INSTRUCTIONS FOR THE TASK:
In the material below, the lines containing the word "chart" are required; copy each of them.

STORED DATA:

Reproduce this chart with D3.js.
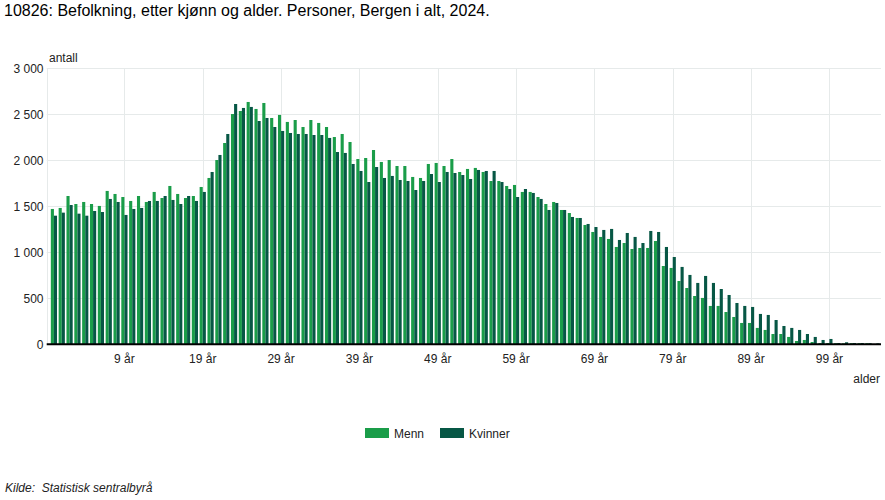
<!DOCTYPE html>
<html>
<head>
<meta charset="utf-8">
<script src="https://cdn.jsdelivr.net/npm/d3@7"></script>
<style>
  html, body { margin: 0; padding: 0; background: #fff; }
  svg { display: block; font-family: "Liberation Sans", Arial, sans-serif; }
</style>
</head>
<body>
<svg id="chart" width="885" height="500"></svg>
<script>
// ---- Data ----
const ages = d3.range(0, 106);
const categories = ages.map(a => a + " år");
const seriesNames = ["Menn", "Kvinner"];
const menn = [1471,1482,1612,1525,1547,1525,1504,1667,1634,1601,
  1558,1612,1547,1656,1590,1721,1634,1590,1612,1710,
  1808,2003,2188,2503,2536,2634,2558,2623,2460,2493,
  2417,2438,2362,2438,2406,2362,2253,2286,2199,2014,
  2025,2112,1982,2003,1938,1938,1819,1808,1960,1971,
  1938,2014,1873,1906,1917,1873,1775,1775,1721,1732,
  1656,1656,1601,1525,1547,1460,1427,1373,1297,1221,
  1167,1145,1058,1101,1036,1047,1047,1123,851,830,
  688,612,525,504,417,417,351,297,232,232,
  178,156,112,112,80,36,47,25,14,14,
  12,10,12,12,12,2];
const kvinner = [1398,1431,1514,1420,1398,1449,1438,1580,1547,1406,
  1471,1482,1558,1558,1612,1569,1525,1612,1558,1656,
  1873,2058,2286,2612,2569,2580,2427,2460,2362,2319,
  2297,2286,2286,2275,2275,2243,2090,2080,1960,1884,
  1764,1927,1808,1830,1786,1775,1677,1775,1851,1764,
  1873,1862,1840,1797,1895,1884,1884,1764,1688,1601,
  1688,1645,1580,1460,1536,1460,1384,1373,1308,1275,
  1243,1254,1134,1210,1167,1101,1232,1221,1058,949,
  841,754,667,743,667,601,536,449,417,406,
  330,319,264,199,178,156,112,80,47,58,
  14,22,14,14,12,10];
const xTickLabels = ["9 år","19 år","29 år","39 år","49 år","59 år","69 år","79 år","89 år","99 år"];
const yTicks = [0, 500, 1000, 1500, 2000, 2500, 3000];
const colors = { "Menn": "#1a9d49", "Kvinner": "#075745" };

// ---- Layout ----
const svg = d3.select("#chart");
const plotLeft = 46.7, plotRight = 881, plotTop = 68.3, plotBottom = 344.3;

const x = d3.scaleBand().domain(categories).range([50, 880.3]).padding(0);
const xs = d3.scaleBand().domain(seriesNames).range([0, x.bandwidth()]).paddingInner(0).paddingOuter(0.26);
const y = d3.scaleLinear().domain([0, 3000]).range([plotBottom, plotTop]);

const loc = d3.formatLocale({ decimal: ",", thousands: " ", grouping: [3], currency: ["", ""] });
const fmt = loc.format(",d");

// Title
svg.append("text").attr("x", 4).attr("y", 16).attr("font-size", 16).attr("fill", "#000")
  .text("10826: Befolkning, etter kjønn og alder. Personer, Bergen i alt, 2024.");

// Grid
const grid = svg.append("g");
grid.selectAll("line.h").data(yTicks.filter(d => d > 0)).join("line")
  .attr("x1", plotLeft).attr("x2", plotRight)
  .attr("y1", d => Math.round(y(d)) + 0.5).attr("y2", d => Math.round(y(d)) + 0.5)
  .attr("stroke", "#e6eaea").attr("stroke-width", 1);
grid.selectAll("line.v").data(xTickLabels).join("line")
  .attr("x1", d => Math.round(x(d) + x.bandwidth() / 2) + 0.5)
  .attr("x2", d => Math.round(x(d) + x.bandwidth() / 2) + 0.5)
  .attr("y1", plotTop).attr("y2", plotBottom)
  .attr("stroke", "#e6eaea").attr("stroke-width", 1);
grid.append("line")
  .attr("x1", Math.round(plotLeft) + 0.5).attr("x2", Math.round(plotLeft) + 0.5)
  .attr("y1", plotTop).attr("y2", plotBottom)
  .attr("stroke", "#e6eaea").attr("stroke-width", 1);

// Bars
const data = ages.map((a, i) => ({ cat: categories[i], Menn: menn[i], Kvinner: kvinner[i] }));
const groups = svg.append("g").selectAll("g").data(data).join("g")
  .attr("transform", d => `translate(${x(d.cat)},0)`);
groups.selectAll("rect").data(d => seriesNames.map(s => ({ s, v: d[s] }))).join("rect")
  .attr("x", d => xs(d.s))
  .attr("width", xs.bandwidth())
  .attr("y", d => y(d.v))
  .attr("height", d => plotBottom - y(d.v))
  .attr("fill", d => colors[d.s]);

// X axis
const xAxis = d3.axisBottom(x).tickValues(xTickLabels).tickSize(0).tickPadding(10);
const gx = svg.append("g").attr("transform", `translate(0,${plotBottom})`).call(xAxis);
gx.select(".domain").remove();
gx.selectAll("text").attr("font-size", 12).attr("fill", "#222").attr("font-family", "Liberation Sans, Arial, sans-serif");
svg.append("line").attr("x1", plotLeft).attr("x2", plotRight).attr("y1", plotBottom).attr("y2", plotBottom)
  .attr("stroke", "#000").attr("stroke-width", 2);

// Y axis
const yAxis = d3.axisLeft(y).tickValues(yTicks).tickFormat(fmt).tickSize(0).tickPadding(4);
const gy = svg.append("g").attr("transform", `translate(43.5,0)`).call(yAxis);
gy.select(".domain").remove();
gy.selectAll("text").attr("font-size", 12).attr("fill", "#222").attr("font-family", "Liberation Sans, Arial, sans-serif")
  .attr("dx", 4);

// Axis titles
svg.append("text").attr("x", 49).attr("y", 62).attr("font-size", 12).attr("fill", "#222").text("antall");
svg.append("text").attr("x", 880).attr("y", 383).attr("text-anchor", "end").attr("font-size", 12).attr("fill", "#222").text("alder");

// Legend
const legendItems = [{ s: "Menn", x: 365 }, { s: "Kvinner", x: 440 }];
const lg = svg.append("g").selectAll("g").data(legendItems).join("g")
  .attr("transform", d => `translate(${d.x},428)`);
lg.append("rect").attr("width", 24).attr("height", 10).attr("fill", d => colors[d.s]);
lg.append("text").attr("x", 29).attr("y", 10).attr("font-size", 12).attr("fill", "#222").text(d => d.s);

// Source
svg.append("text").attr("x", 5).attr("y", 492).attr("font-size", 12).attr("font-style", "italic").attr("fill", "#222")
  .style("white-space", "pre")
  .text("Kilde:  Statistisk sentralbyrå");
</script>
</body>
</html>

TASK RESPONSE:
Reproduce this chart with D3.js.
<svg id="chart" width="885" height="500"></svg>
const svg = d3.select("#chart");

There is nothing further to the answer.